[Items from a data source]

● ● ● ●

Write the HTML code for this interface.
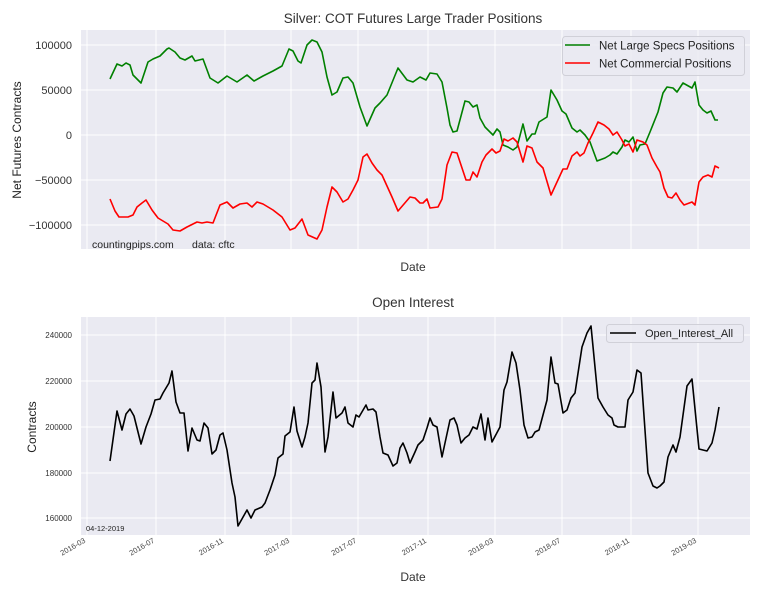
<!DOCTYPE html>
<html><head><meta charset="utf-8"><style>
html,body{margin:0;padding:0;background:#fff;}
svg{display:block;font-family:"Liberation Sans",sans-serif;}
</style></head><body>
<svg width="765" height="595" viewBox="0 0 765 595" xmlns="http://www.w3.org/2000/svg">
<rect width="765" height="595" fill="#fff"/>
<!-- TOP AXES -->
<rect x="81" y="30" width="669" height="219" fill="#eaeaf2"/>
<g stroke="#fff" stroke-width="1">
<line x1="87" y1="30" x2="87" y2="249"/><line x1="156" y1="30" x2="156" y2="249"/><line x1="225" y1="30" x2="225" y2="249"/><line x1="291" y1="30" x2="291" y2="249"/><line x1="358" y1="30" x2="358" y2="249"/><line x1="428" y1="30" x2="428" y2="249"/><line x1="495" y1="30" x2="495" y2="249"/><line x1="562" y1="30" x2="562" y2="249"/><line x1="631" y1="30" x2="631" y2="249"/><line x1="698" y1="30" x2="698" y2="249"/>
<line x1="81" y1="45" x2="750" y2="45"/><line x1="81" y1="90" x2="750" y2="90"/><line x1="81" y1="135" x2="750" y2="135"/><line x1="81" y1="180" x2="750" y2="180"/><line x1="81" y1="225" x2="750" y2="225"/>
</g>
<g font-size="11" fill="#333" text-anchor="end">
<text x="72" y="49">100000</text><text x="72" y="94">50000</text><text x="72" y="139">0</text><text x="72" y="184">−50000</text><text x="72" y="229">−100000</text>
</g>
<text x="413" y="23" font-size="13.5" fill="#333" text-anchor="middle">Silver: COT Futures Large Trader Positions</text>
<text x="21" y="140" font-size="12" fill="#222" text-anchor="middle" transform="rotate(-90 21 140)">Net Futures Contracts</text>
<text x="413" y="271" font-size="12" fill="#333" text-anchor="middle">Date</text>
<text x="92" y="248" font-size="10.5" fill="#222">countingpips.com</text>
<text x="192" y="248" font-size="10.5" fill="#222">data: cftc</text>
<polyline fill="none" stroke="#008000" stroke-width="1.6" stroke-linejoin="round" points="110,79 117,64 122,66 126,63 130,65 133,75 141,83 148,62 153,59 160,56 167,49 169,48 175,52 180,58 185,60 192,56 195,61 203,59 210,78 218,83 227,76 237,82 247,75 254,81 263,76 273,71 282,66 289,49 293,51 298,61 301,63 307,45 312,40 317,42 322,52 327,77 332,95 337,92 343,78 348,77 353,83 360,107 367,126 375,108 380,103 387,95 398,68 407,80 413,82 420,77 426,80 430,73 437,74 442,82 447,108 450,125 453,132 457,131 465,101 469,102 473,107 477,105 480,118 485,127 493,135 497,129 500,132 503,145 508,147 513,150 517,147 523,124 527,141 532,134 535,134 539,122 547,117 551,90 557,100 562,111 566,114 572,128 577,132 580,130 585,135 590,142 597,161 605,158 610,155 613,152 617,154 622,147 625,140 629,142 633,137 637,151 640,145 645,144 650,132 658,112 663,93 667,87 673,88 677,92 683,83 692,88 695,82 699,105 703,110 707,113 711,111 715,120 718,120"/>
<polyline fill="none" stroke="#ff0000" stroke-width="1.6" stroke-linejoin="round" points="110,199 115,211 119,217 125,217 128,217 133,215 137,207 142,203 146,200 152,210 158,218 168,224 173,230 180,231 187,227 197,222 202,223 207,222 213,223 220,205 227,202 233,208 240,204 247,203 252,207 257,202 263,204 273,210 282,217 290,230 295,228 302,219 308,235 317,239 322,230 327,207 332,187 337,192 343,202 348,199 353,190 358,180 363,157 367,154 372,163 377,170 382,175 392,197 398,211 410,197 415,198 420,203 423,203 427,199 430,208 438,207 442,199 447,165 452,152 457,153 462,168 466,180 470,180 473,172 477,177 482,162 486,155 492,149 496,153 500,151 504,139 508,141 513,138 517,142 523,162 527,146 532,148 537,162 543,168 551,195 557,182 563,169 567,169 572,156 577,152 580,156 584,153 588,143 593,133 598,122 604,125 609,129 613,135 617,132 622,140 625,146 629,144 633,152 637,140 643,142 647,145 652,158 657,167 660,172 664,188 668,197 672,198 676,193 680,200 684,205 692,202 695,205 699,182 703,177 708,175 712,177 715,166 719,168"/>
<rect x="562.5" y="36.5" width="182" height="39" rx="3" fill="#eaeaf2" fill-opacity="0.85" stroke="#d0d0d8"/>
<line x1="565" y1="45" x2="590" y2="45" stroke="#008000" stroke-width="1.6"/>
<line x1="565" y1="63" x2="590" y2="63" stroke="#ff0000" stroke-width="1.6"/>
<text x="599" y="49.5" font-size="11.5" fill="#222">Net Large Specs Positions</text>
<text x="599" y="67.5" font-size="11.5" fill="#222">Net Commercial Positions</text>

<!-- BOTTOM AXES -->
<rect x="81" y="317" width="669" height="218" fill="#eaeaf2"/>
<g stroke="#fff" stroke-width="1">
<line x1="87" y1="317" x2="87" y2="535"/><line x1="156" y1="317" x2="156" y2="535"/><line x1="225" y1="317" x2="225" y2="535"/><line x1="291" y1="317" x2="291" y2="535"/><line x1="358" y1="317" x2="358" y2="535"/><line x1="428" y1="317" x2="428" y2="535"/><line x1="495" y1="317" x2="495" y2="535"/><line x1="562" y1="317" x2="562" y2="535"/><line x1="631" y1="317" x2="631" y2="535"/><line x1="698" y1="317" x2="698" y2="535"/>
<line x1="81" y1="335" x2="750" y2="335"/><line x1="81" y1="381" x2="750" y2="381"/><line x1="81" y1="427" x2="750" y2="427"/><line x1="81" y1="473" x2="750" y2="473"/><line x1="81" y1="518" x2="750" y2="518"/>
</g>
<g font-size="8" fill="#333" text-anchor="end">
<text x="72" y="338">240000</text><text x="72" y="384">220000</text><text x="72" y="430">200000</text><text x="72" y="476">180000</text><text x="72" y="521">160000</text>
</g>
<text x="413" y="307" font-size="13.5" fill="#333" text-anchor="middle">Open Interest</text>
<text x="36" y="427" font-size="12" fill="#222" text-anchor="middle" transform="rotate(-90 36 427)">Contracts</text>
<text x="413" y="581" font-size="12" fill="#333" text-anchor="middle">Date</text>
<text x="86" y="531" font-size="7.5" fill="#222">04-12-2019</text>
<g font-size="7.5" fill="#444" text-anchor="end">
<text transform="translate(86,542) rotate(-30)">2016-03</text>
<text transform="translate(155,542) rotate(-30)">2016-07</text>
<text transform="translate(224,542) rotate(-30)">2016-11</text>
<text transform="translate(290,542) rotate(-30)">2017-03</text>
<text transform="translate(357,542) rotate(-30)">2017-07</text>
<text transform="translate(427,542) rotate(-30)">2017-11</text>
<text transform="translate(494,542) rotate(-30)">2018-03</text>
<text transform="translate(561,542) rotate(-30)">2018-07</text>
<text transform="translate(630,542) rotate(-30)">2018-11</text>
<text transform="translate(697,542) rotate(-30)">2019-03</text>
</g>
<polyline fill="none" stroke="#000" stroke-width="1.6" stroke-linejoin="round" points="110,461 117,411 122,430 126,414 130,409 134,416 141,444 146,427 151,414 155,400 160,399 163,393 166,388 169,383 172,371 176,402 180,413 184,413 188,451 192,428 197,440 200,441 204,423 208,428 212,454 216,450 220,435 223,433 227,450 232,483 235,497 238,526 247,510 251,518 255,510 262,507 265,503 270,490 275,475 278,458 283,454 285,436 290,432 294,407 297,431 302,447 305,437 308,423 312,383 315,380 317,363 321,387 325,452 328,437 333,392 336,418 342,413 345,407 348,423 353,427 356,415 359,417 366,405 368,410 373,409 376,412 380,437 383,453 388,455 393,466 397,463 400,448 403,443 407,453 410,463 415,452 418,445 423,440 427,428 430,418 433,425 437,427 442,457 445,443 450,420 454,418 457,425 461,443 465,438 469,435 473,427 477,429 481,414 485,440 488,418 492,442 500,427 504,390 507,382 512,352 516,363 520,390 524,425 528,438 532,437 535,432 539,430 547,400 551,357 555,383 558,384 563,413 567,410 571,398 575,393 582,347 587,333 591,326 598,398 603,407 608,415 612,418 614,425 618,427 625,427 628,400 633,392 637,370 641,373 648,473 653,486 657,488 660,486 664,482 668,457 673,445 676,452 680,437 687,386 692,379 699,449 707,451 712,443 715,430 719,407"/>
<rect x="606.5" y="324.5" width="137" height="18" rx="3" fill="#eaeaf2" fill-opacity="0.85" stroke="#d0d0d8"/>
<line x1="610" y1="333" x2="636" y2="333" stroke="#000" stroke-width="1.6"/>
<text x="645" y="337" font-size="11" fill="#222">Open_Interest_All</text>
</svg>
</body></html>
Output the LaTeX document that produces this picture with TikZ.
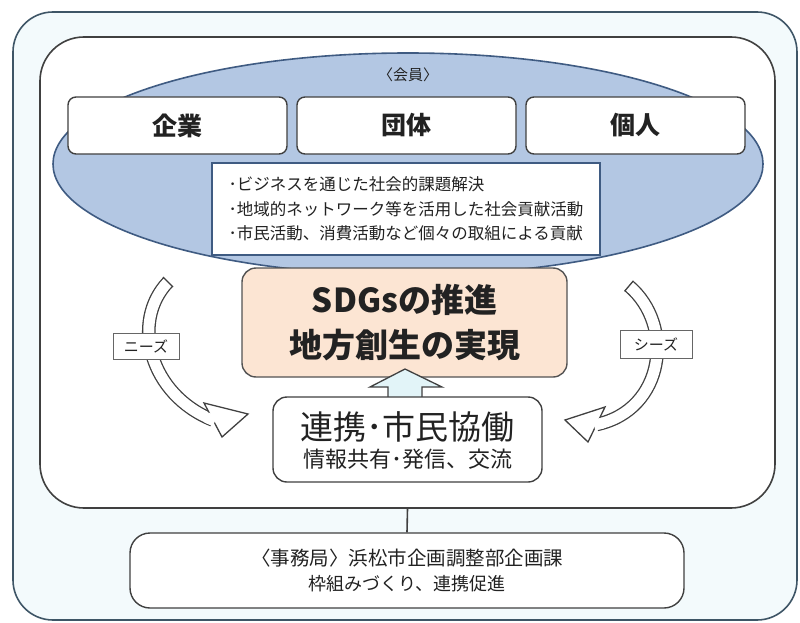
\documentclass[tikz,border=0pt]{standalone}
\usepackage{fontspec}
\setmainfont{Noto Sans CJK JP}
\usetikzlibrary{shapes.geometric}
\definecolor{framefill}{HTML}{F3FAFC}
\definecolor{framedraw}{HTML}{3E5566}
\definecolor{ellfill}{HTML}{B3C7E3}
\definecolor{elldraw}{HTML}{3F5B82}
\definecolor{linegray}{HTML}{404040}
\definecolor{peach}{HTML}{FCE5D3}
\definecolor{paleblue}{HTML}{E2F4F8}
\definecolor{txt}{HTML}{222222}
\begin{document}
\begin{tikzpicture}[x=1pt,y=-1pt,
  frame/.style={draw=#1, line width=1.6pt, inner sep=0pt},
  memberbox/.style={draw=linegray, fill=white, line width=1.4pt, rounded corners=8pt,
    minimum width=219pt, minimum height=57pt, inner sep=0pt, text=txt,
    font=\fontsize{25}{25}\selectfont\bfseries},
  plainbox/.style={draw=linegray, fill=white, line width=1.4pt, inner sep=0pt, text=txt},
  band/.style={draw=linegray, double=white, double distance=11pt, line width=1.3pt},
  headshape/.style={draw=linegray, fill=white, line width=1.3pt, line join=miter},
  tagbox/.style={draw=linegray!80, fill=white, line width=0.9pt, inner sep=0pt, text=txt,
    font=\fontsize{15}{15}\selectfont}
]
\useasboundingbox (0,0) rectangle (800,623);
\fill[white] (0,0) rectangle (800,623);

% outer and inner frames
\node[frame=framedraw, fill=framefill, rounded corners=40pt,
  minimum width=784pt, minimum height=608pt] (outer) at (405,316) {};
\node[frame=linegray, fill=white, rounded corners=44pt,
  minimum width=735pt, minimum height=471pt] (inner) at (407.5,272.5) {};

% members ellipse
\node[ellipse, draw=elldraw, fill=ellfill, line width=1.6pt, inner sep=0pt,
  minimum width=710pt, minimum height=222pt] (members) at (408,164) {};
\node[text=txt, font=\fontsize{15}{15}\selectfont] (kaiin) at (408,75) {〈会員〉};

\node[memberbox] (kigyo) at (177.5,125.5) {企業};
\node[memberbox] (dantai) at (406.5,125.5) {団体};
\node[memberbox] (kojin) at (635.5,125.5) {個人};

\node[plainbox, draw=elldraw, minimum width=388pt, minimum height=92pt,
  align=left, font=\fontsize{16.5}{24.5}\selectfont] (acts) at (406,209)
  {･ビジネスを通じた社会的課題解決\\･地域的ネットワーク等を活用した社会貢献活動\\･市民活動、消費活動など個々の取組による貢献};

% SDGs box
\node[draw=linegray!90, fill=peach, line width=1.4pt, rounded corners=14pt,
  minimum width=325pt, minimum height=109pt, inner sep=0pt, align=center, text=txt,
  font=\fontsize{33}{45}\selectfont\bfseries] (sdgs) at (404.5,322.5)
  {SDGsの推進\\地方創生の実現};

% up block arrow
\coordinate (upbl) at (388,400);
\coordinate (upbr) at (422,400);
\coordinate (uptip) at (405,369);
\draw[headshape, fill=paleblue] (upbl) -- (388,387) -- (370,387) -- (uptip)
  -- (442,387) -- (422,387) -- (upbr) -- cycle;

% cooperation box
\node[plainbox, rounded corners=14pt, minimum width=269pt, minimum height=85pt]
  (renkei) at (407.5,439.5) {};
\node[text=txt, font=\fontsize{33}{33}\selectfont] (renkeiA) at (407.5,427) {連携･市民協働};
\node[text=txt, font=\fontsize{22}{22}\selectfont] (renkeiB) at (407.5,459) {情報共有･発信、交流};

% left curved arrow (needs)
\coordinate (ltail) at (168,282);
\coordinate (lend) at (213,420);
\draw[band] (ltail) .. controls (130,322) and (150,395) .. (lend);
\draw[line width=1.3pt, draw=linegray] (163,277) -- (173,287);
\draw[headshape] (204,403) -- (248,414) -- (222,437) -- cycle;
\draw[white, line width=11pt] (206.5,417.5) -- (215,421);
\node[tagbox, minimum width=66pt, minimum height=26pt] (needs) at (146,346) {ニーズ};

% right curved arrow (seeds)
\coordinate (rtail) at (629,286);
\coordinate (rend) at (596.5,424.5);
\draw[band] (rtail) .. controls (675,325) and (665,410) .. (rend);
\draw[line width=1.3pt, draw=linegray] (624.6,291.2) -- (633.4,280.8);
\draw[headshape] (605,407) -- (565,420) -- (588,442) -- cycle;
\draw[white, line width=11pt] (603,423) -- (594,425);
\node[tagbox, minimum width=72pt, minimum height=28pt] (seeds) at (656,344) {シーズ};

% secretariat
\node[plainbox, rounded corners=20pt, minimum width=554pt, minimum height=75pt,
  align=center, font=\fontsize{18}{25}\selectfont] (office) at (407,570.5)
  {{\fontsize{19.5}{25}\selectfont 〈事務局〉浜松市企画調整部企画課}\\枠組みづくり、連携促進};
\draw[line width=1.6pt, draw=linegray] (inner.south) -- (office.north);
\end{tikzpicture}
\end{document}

● ● ● ●

» **AIM OF THE TASK**
Read through the data and copy every line where "this" shows up.

» **SOLVED EXERCISE**
Write the HTML code for this interface.
Output the LaTeX document that produces this picture with TikZ.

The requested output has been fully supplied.